By Puneet S. Kohli
According to a Budget proposal announced in February 2014, the Canadian federal government will be eliminating the immigrant trusts regime under which persons relocating to Canada could utilize these trusts to reduce their tax burden. The draft legislation to implement this proposal was released on August 29, 2014. It had been in effect for over three decades.
In general, the proposal will adversely affect all individuals who have relocated to Canada and have also established immigration trusts. More specifically, the provisions will impact US citizens who use US trusts in their estate planning – for instance, the revocable living trust and the irrevocable life insurance trust. In most instances, these trusts were so structured as to qualify as immigration trusts under Canadian tax laws.
Under the regime, an individual immigrating to Canada could establish an immigration trust to avoid Canadian tax on the income generated on the trust assets for up to five years. Its elimination has been sought as its raises fairness, integrity, and neutrality issues in taxation, especially because the benefits accruing to immigrants through these trusts are not available to Canadian citizens and residents, and Canadian-resident trusts.
The immigration trust was a specific tax benefit to immigrants, and exempted him/her from income and capital gains tax on income-producing assets for five years, provided these assets were transferred to an immigration trust. An important perquisite for the tax exemption was that the trust had to be located and controlled outside Canada.
The following are the typical characteristics of an immigrant trust:
- The trust is settled in a low-tax jurisdiction by way of a gift of assets from the immigrating individual which produces income or accrue capital gains
- The trustees are non-residents of Canada
- The beneficiaries may include the person immigrating
- All trust investments are made outside Canada (any investments in Canada may lead to Canadian withholding tax under Part XIII of the Act), and
- The trust indenture requires that the annual income be accumulated in the trust but gives the trustees the power to make capital contributions to the beneficiaries
The draft legislation stipulates that no new tax-favoured immigration trust can be formed from 11 February 2014 – the day the federal Budget was announced in the Parliament. The existing trusts have been provided up to 1 January 2015 to transfer their income-generating assets from a non-resident immigration trust to a resident Canadian trust.

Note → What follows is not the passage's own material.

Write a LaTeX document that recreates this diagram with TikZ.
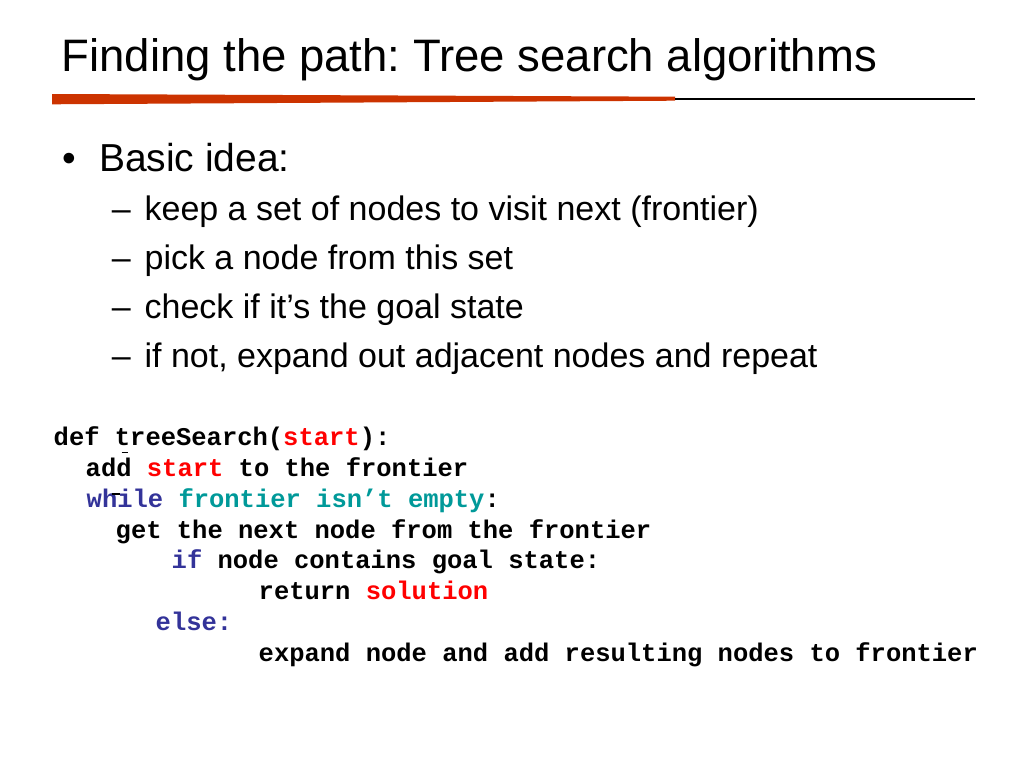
\documentclass[tikz,border=0pt]{standalone}
\usepackage{fontspec}
\setmainfont{Liberation Sans}
\setmonofont{Liberation Mono}
\usepackage{tikz}
\frenchspacing

\definecolor{rulered}{HTML}{CC3300}
\definecolor{kwblue}{HTML}{333399}
\definecolor{condteal}{HTML}{009999}
\definecolor{argred}{HTML}{FF0000}

\tikzset{
  titletext/.style={anchor=base west,inner sep=0pt,font=\fontsize{45.5}{50}\selectfont},
  bullettext/.style={anchor=base west,inner sep=0pt,font=\fontsize{39}{44}\selectfont},
  subtext/.style={anchor=base west,inner sep=0pt,font=\fontsize{34}{38}\selectfont},
  codeline/.style={anchor=base west,inner sep=0pt,font=\fontsize{25.5}{30}\selectfont\ttfamily\bfseries}
}

\begin{document}
\begin{tikzpicture}[x=1pt,y=-1pt]
\useasboundingbox (0,0) rectangle (1024,768);

% Title and rule
\node[titletext] (title) at (61.5,71) {Finding the path: Tree search algorithms};
\fill[rulered] (52,94) -- (675,96.7) -- (675,100.7) -- (52,104.3) -- cycle;
\draw[line width=2.8pt] (675,99) -- (975,99);

% Main bullet
\node[bullettext] (dot) at (62,171.7) {•};
\node[bullettext] (idea) at (98.8,171.7) {Basic idea:};

% Sub bullets
\foreach \i/\txt in {1/keep a set of nodes to visit next (frontier),
                     2/pick a node from this set,
                     3/check if it’s the goal state,
                     4/{if not, expand out adjacent nodes and repeat}} {
    \pgfmathsetmacro{\y}{220+49*(\i-1)}
    \node[subtext] (dash\i) at (111.7,\y) {–};
    \node[subtext] (sub\i) at (144.4,\y) {\txt};
}

% Code
\node[codeline] (code1) at (53.5,445) {def treeSearch(\textcolor{argred}{start}):};
\node[codeline] (code2) at (85.5,476) {add \textcolor{argred}{start} to the frontier};
\node[codeline] (code3) at (86.5,507) {\textcolor{kwblue}{while} \textcolor{condteal}{frontier isn’t empty}:};
\node[codeline] (code4) at (115.5,538) {get the next node from the frontier};
\node[codeline] (code5) at (171.5,568.5) {\textcolor{kwblue}{if} node contains goal state:};
\node[codeline] (code6) at (258.5,599) {return \textcolor{argred}{solution}};
\node[codeline] (code7) at (155.5,630) {\textcolor{kwblue}{else:}};
\node[codeline] (code8) at (258.5,661) {expand node and add resulting nodes to frontier};

% stray marks
\draw[line width=1.5pt] (121.7,452.7) -- (128.3,452.7);
\draw[line width=1.5pt] (111.7,494) -- (120,494);
\end{tikzpicture}
\end{document}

Existing immigration trust will have to factor in these changes, and will need to have a transition plan in place before 31 December 2014. Thereafter, the trust will be deemed a resident in Canada and will be taxed on its worldwide income at the rate of 43% on income and 21.5% on capital gains. In addition, Canadian withholding tax up to 24% would apply to income distributions to non-Canadian resident beneficiaries of the trust.
Among the options available to immigration trusts are to migrate the trust to Canada, terminate the trust, and beneficiaries emigrate from Canada. The immigration trusts may be turned into a Canadian resident trust for the purpose of compliance with the new provisions and for tax relief. For this transition, the non-resident trustee has to relinquish control of the trust in favour of a Canadian resident, and the trust’s management and control has to be in Canada.
The tax rate applicable to the Canadian trustee after this transition on trust’s undistributed worldwide income would range from 39% to 50% and half of that for capital gains. Canadian withholding tax would apply to income distributions to non-resident beneficiaries.
It is also possible to terminate the immigration trust, and the assets distributed to Canadian resident beneficiary. In this eventuality, the applicable tax rates for the trustee will be on par with the highest marginal tax rates applicable to a Canadian trustee. However, the beneficiary may be able to avail graduated tax rates.
Those involved with such trusts should understand the implications of the new provision, and explore solutions to safeguard their interest by actively planning a strategy to mitigate their tax liabilities. The formation of the trust, the expiry of its five-year period, its assets would determine the future course of action, which would also be determined by whether the trustees can be changed, any contributions were made to the trust after 10 February 2014, and whether the trust can be unwound by 2014, and whether it transforms into a Canadian trust.